VII. ПАРТИЯ В ПАРТИИ
Будущий историк большевистской партии, добросовестно изучив все этапы ее истории, идейные раздоры, организационные "размежевания", отколы и расколы, объединения и разъединения, наконец, динамизм большевиков в Октябре, триумф в гражданской войне и пафос нэпа, недоуменно остановится у порога ее радикального нового этапа - 1924 года. И чем дальше, тем больше будет нарастать это недоумение. Добравшись до джунглей конца двадцатых и начала тридцатых годов, он вообще разведет руками: ведущие актеры великой драмы начинают заикаться, немые статисты, напротив, приобретают дар слова, а закулисная толпа театрального люмпен-пролетариата грубо и напористо заливает сцену...
- Умер режиссер русской революции - да здравствует режиссер!- кричит люмпен-пролетариат. Он, жадный до власти и неразборчивый в средствах, и ведет своего кумира к пустующей после Ленина режиссерской будке революции.
Ведущие актеры один за другим сходят со сцены, статисты вступают в главные роли, люмпен-пролетариат получает "хлеб и зрелища", а режиссер властной рукой и железной волей переворачивает новую страницу кровавой драмы. Почему это ему удается?

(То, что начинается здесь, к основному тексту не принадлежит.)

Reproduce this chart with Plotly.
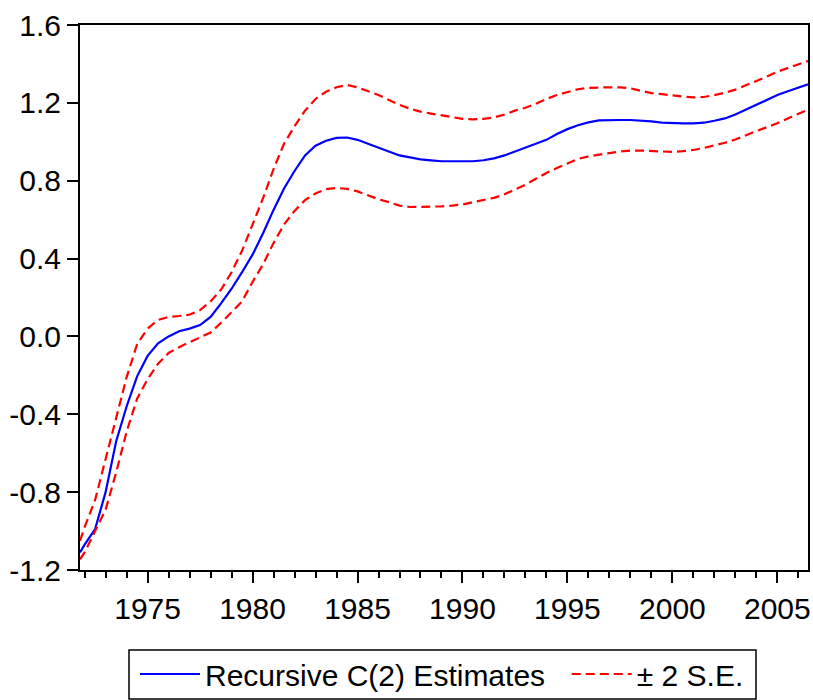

Вот кардинальный вопрос, на который обязан ответить будущий историк. Тщетно он будет искать ответа в генеалогии большевизма, психологии большевиков, в мессианстве "русской души", в темпераменте грузинского характера. Напрасны будут его поиски в пыльных архивах революции, в партийных резолюциях и даже протоколах Политбюро. Сами социальные условия того времени мало что смогут объяснить ему. Гениальность Сталина в интеллектуальном отношении он возьмет под сомнение. Граммофонные пластинки с речами Сталина и тринадцать томов его сочинений вообще разоружат будущего историка: он убедится, что Сталин - тошнотворный оратор и кустарный теоретик.
Тогда как же этот посредственный человек смог стать грозным владыкой великого государства и ярким символом целой эпохи?